I still remember when I looked around the Contemporary Art section of the Art Institute of Chicago in April 2010. Many of those artworks in that section looked pretty valuable as far as I could see, but I often wondered whether they were simply profound or profoundly simple, and this musing of mine still amuses me even at this point.
And that is why I was quite tickled when I watched “Kill Room”, which is now available on Netflix in South Korea. Although it does not fully push its absurd juxtaposition of crime and art to the end, the movie still provides a number of delicious comic moments making a big naughty fun on the world of art dealing business, and you will be more amused if you are familiar with how things can be pretty silly and outrageous in that business field.
The early part of the movie establishes how things have been desperate for Patrice (Uma Thurman), the owner of a prominent art gallery in New York City. There was a time when her art gallery was one of the hottest ones in the city, but it has often been surpassed by many of its competitors, and she is also losing some of her biggest artists and clients just because she and her art gallery do not look that cool anymore.
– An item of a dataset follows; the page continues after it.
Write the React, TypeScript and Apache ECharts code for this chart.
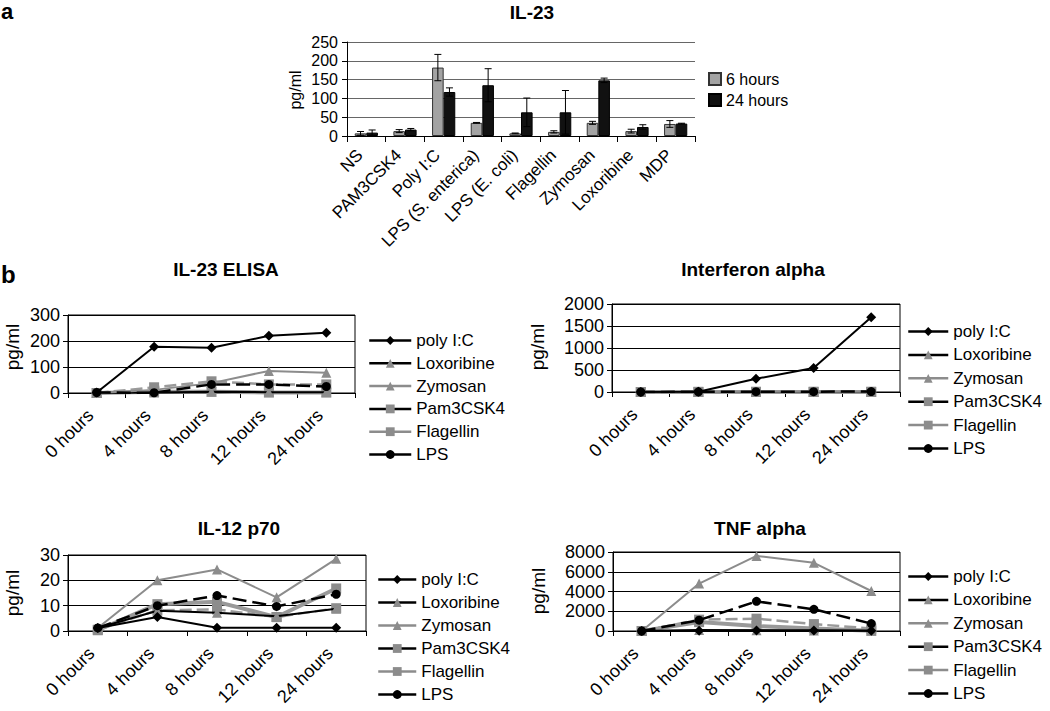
import React, { useEffect, useRef } from "react";
import * as echarts from "echarts";

const FONT = '"Liberation Sans", Arial, Helvetica, sans-serif';

// ---- Panel a: IL-23 bar chart ----
const stimuli = ["NS", "PAM3CSK4", "Poly I:C", "LPS (S. enterica)", "LPS (E. coli)", "Flagellin", "Zymosan", "Loxoribine", "MDP"];
const il23h6 = [7, 13, 182, 35, 7, 11, 35, 13, 32];
const il23h6Err = [5, 4, 35, 1, 1, 3, 4, 5, 9];
const il23h24 = [9, 17, 117, 135, 63, 63, 148, 24, 33];
const il23h24Err = [7, 3, 11, 44, 38, 58, 6, 6, 1];

// ---- Panel b: time courses ----
const timePoints = ["0 hours", "4 hours", "8 hours", "12 hours", "24 hours"];
const stimNames = ["poly I:C", "Loxoribine", "Zymosan", "Pam3CSK4", "Flagellin", "LPS"];

const elisaPoly = [2, 178, 174, 220, 232];
const elisaLox = [0, 2, 5, 3, 3];
const elisaZym = [0, 12, 38, 85, 78];
const elisaPam = [0, 22, 45, 33, 33];
const elisaFlag = [0, 5, 5, 2, 2];
const elisaLps = [2, 1, 33, 33, 25];

const ifnPoly = [0, 5, 300, 545, 1700];
const ifnLox = [0, 0, 2, 2, 2];
const ifnZym = [0, 2, 5, 5, 5];
const ifnPam = [0, 3, 5, 5, 5];
const ifnFlag = [0, 2, 2, 2, 2];
const ifnLps = [0, 5, 8, 8, 10];

const il12Poly = [1.2, 5.5, 1.3, 1.3, 1.3];
const il12Lox = [1.2, 8, 7.2, 5.8, 8.8];
const il12Zym = [1.2, 20, 24.3, 13.3, 28.5];
const il12Pam = [0.5, 8.2, 8.5, 5.5, 9];
const il12Flag = [0.3, 10.6, 11.5, 5.5, 16.8];
const il12Lps = [1.2, 10, 14, 9.7, 14.5];

const tnfPoly = [0, 30, 50, 40, 20];
const tnfLox = [0, 100, 80, 60, 20];
const tnfZym = [0, 4800, 7600, 6900, 4050];
const tnfPam = [0, 1150, 1250, 700, 250];
const tnfFlag = [0, 900, 500, 250, 30];
const tnfLps = [0, 1100, 3000, 2200, 750];

const panels = [
  { title: "IL-23 ELISA", max: 300, interval: 100, values: [elisaPoly, elisaLox, elisaZym, elisaPam, elisaFlag, elisaLps] },
  { title: "Interferon alpha", max: 2000, interval: 500, values: [ifnPoly, ifnLox, ifnZym, ifnPam, ifnFlag, ifnLps] },
  { title: "IL-12 p70", max: 30, interval: 10, values: [il12Poly, il12Lox, il12Zym, il12Pam, il12Flag, il12Lps] },
  { title: "TNF alpha", max: 8000, interval: 2000, values: [tnfPoly, tnfLox, tnfZym, tnfPam, tnfFlag, tnfLps] },
];

const GRAY = "#8c8c8c";
const seriesStyle: Record<string, any> = {
  "poly I:C": { line: "#000", width: 2, type: "solid", symbol: "diamond", sym: "#000", size: [10, 10], z: 8 },
  Loxoribine: { line: "#000", width: 2, type: "solid", symbol: "triangle", sym: GRAY, size: 10, z: 4 },
  Zymosan: { line: GRAY, width: 2, type: "solid", symbol: "triangle", sym: GRAY, size: 10, z: 5 },
  Pam3CSK4: { line: "#9a9a9a", width: 2.5, type: [12, 5], symbol: "rect", sym: GRAY, size: 10, z: 3 },
  Flagellin: { line: "#999", width: 4, type: "solid", symbol: "rect", sym: GRAY, size: 10, z: 2 },
  LPS: { line: "#000", width: 2.5, type: [14, 6], symbol: "circle", sym: "#000", size: 9, z: 7 },
};
const legendLine: Record<string, string> = {
  "poly I:C": "#000", Loxoribine: "#000", Zymosan: GRAY, Pam3CSK4: "#000", Flagellin: GRAY, LPS: "#000",
};

const gridBoxes = [
  { left: 68, top: 315, width: 287, height: 78 },
  { left: 612, top: 304, width: 288, height: 88 },
  { left: 68, top: 555, width: 298, height: 76 },
  { left: 613, top: 552, width: 287, height: 79 },
];
const legendPos = [
  { left: 368, top: 332, itemWidth: 42, itemGap: 5.8 },
  { left: 907, top: 323, itemWidth: 40, itemGap: 6.4 },
  { left: 377, top: 571, itemWidth: 38, itemGap: 6.0 },
  { left: 907, top: 568, itemWidth: 40, itemGap: 6.4 },
];
const titlePos = [
  [226, 269], [753, 269], [239, 528], [760, 528],
];
const yNamePos = [
  [12, 347], [537, 347], [12, 593], [538, 591],
];

function buildOption() {
  const grid: any[] = [{ left: 347, top: 42, width: 348, height: 94 }];
  const xAxis: any[] = [
    {
      type: "category", gridIndex: 0, data: stimuli, boundaryGap: true,
      axisLine: { lineStyle: { color: "#000", width: 1 } },
      axisTick: { show: true, alignWithLabel: false, interval: 0, length: 6, lineStyle: { color: "#000" } },
      axisLabel: { rotate: 45, interval: 0, fontSize: 17, color: "#000", margin: 10, padding: [0, 9, 0, 0], fontFamily: FONT },
    },
  ];
  const yAxis: any[] = [
    {
      type: "value", gridIndex: 0, min: 0, max: 250, interval: 50,
      axisLine: { show: true, lineStyle: { color: "#000" } },
      axisTick: { show: true, length: 5, lineStyle: { color: "#000" } },
      axisLabel: { fontSize: 16, color: "#000", margin: 9, fontFamily: FONT, formatter: (v: number) => String(v) },
      splitLine: { lineStyle: { color: "#666", width: 1 } },
    },
  ];
  const series: any[] = [
    {
      type: "bar", name: "6 hours", xAxisIndex: 0, yAxisIndex: 0, data: il23h6,
      barWidth: "30%", barGap: "0%",
      itemStyle: { color: "#a3a3a3", borderColor: "#333", borderWidth: 1 },
    },
    {
      type: "bar", name: "24 hours", xAxisIndex: 0, yAxisIndex: 0, data: il23h24,
      barWidth: "30%", barGap: "0%",
      itemStyle: { color: "#111", borderColor: "#000", borderWidth: 1 },
    },
    {
      type: "custom", xAxisIndex: 0, yAxisIndex: 0, z: 10, silent: true,
      data: [
        ...il23h6.map((v, i) => [i, v, il23h6Err[i], -1]),
        ...il23h24.map((v, i) => [i, v, il23h24Err[i], 1]),
      ],
      encode: { x: 0, y: 1 },
      renderItem: (params: any, api: any) => {
        const idx = api.value(0);
        const v = api.value(1);
        const e = api.value(2);
        const side = api.value(3);
        const band = api.size([1, 0])[0];
        const bw = band * 0.3;
        const c = api.coord([idx, v]);
        const cx = c[0] + (side * bw) / 2;
        const yTop = api.coord([idx, v + e])[1];
        const yBot = api.coord([idx, Math.max(0, v - e)])[1];
        const cap = 3.5;
        const st = { stroke: "#000", lineWidth: 1 };
        return {
          type: "group",
          children: [
            { type: "line", shape: { x1: cx, y1: yTop, x2: cx, y2: yBot }, style: st },
            { type: "line", shape: { x1: cx - cap, y1: yTop, x2: cx + cap, y2: yTop }, style: st },
            { type: "line", shape: { x1: cx - cap, y1: yBot, x2: cx + cap, y2: yBot }, style: st },
          ],
        };
      },
    },
  ];
  const legend: any[] = [
    {
      left: 708, top: 71, padding: 0, orient: "vertical", itemWidth: 12, itemHeight: 12, itemGap: 5,
      icon: "rect", data: ["6 hours", "24 hours"],
      textStyle: { fontSize: 16, color: "#000", fontFamily: FONT },
    },
  ];
  const graphic: any[] = [
    { type: "text", x: 1, y: 11, style: { text: "a", font: `bold 22px ${FONT}`, fill: "#000", align: "left", verticalAlign: "middle" } },
    { type: "text", x: 1, y: 274, style: { text: "b", font: `bold 24px ${FONT}`, fill: "#000", align: "left", verticalAlign: "middle" } },
    { type: "text", x: 532, y: 12, style: { text: "IL-23", font: `bold 19px ${FONT}`, fill: "#000", align: "center", verticalAlign: "middle" } },
    { type: "text", x: 295, y: 90, rotation: Math.PI / 2, style: { text: "pg/ml", font: `16px ${FONT}`, fill: "#000", align: "center", verticalAlign: "middle" } },
  ];

  panels.forEach((p, k) => {
    const gi = k + 1;
    grid.push({ ...gridBoxes[k], show: true, borderColor: "#000", borderWidth: 1, backgroundColor: "transparent" });
    xAxis.push({
      type: "category", gridIndex: gi, data: timePoints, boundaryGap: true,
      axisLine: { lineStyle: { color: "#000", width: 1 } },
      axisTick: { show: true, alignWithLabel: false, interval: 0, length: 5, lineStyle: { color: "#000" } },
      axisLabel: { rotate: 45, interval: 0, fontSize: 18, color: "#000", margin: 13, padding: [0, 9, 0, 0], fontFamily: FONT },
    });
    yAxis.push({
      type: "value", gridIndex: gi, min: 0, max: p.max, interval: p.interval,
      axisLine: { show: true, lineStyle: { color: "#000" } },
      axisTick: { show: true, length: 5, lineStyle: { color: "#000" } },
      axisLabel: { fontSize: 18, color: "#000", margin: 8, fontFamily: FONT, formatter: (v: number) => String(v) },
      splitLine: { lineStyle: { color: "#000", width: 1 } },
    });
    stimNames.forEach((name, j) => {
      const s = seriesStyle[name];
      series.push({
        type: "line", name, xAxisIndex: gi, yAxisIndex: gi, data: p.values[j],
        symbol: s.symbol, symbolSize: s.size, showSymbol: true, z: s.z,
        lineStyle: { color: s.line, width: s.width, type: s.type },
        itemStyle: { color: s.sym, borderWidth: 0 },
        emphasis: { disabled: true },
      });
    });
    legend.push({
      left: legendPos[k].left, top: legendPos[k].top, padding: 0, orient: "vertical",
      itemWidth: legendPos[k].itemWidth, itemHeight: 11, itemGap: legendPos[k].itemGap,
      data: stimNames.map((n) => ({ name: n, lineStyle: { color: legendLine[n], type: "solid", width: 2.5 } })),
      textStyle: { fontSize: 17, color: "#000", fontFamily: FONT },
    });
    graphic.push({
      type: "text", x: titlePos[k][0], y: titlePos[k][1],
      style: { text: p.title, font: `bold 19px ${FONT}`, fill: "#000", align: "center", verticalAlign: "middle" },
    });
    graphic.push({
      type: "text", x: yNamePos[k][0], y: yNamePos[k][1], rotation: Math.PI / 2,
      style: { text: "pg/ml", font: `19px ${FONT}`, fill: "#000", align: "center", verticalAlign: "middle" },
    });
  });

  return {
    animation: false,
    backgroundColor: "#fff",
    textStyle: { fontFamily: FONT, color: "#000" },
    grid, xAxis, yAxis, series, legend, graphic,
  };
}

export default function App() {
  const ref = useRef<HTMLDivElement>(null);
  useEffect(() => {
    if (!ref.current) return;
    const chart = echarts.init(ref.current, undefined, { renderer: "svg" });
    chart.setOption(buildOption() as any);
    return () => chart.dispose();
  }, []);
  return <div ref={ref} style={{ position: "absolute", left: 0, top: 0, width: 1050, height: 711 }} />;
}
Meanwhile, we also meet Reggie (Joe Manganiello), who has worked for years as a killer under a certain big criminal organization in the city. Although he does not like much his criminal occupation, he has no choice from the beginning because of a personal reason explained later in the story, and we see how he handles his latest job as instructed by Gordon (Samuel L. Jackson), his longtime handler who has incidentally run a little bakery shop as his front business.
On one day, Gordon suggests one supposedly good idea for the money-laundering process of their criminal organization. Considering how artworks are purchased at very high prices in the city everyday without drawing much attention from IRS, they can hide the transaction of their dirty money behind the frequent dealing process of an art gallery, and Patrice’s gallery comes handy to Gordon thanks to her drug dealer who happens to one of Gordon’s associates. While initially rejecting Gordon’s offer, Patrice is reminded again of how she and her gallery are on the verge of bankruptcy, so she eventually agrees to work along with him.
It goes without saying that they need the artworks to cover their money-laundering business from the very beginning, and Reggie comes to take the job although he does not know anything about painting. Because the paintings do not have to be good at all, he can freely draw as inspired by whatever he thinks or feels, and both Gordon and Patrice have no problem with that as long as the money keep flowing around them.
However, Reggie’s paintings turn out to be much more successful than he and his associates can possibly imagine. Mainly because his first paintings are sold at very high prices, everyone in the town naturally pays more attention, and they are actually all the more interested and fascinated as Patrice understandably tries not to say much about her hot new artist.
As quite confounded by this unexpected fame and popularity, Reggie gradually finds his little artistic spirit growing further and further. While trying to provide more artworks, he also comes to express himself more into these artworks, and there is a darkly amusing moment when Patrice comes upon a sudden moment of horrible epiphany on what the latest artworks from him are actually about. After all, the main purpose of art is expression and communication, and she surely gets it in a rather unpleasant way.
Around that narrative point, the screenplay by Jonathan Jacobson becomes conventional as Patrice and Reggie struggle to find to get out of their complicated situation, and that is where the movie comes to lose some of its comic momentum. The last act, which is unfolded at a big convention held in Miami, Florida, is a bit too neat and convenient, and the movie also does not utilize well several notable supporting performers such as Maya Hawke and Debi Mazar.
At least, the movie is buoyed by its three charismatic main performers. While Joe Manganiello dutifully holds the ground as a man who happens to get a chance for emotional ventilation via his, uh, primitive art, Uma Thurman and Samuel L. Jackson constantly bring a sense of humor to the film. Thurman, who also participated in the production of the film, somehow makes her neurotic character more sympathetic than expected, and Jackson, who incidentally appeared along with Thurman in Quentin Tarantino’s “Pulp Fiction” (1994) 30 years ago, is clearly enjoying his colorful role, and it is always engaging to see how smoothly he and Thurman handle several comic scenes between them.
In conclusion, “Kill Room” is not without weak points, but its strong parts are good enough to compensate for that, and director Nicol Paone, who previously debuted with “Friendsgiving” (2020), did a good job of maintaining the lightweight mood for the story and characters. It could do more, but I got a fair share of fun and entertainment, so I will not grumble for now.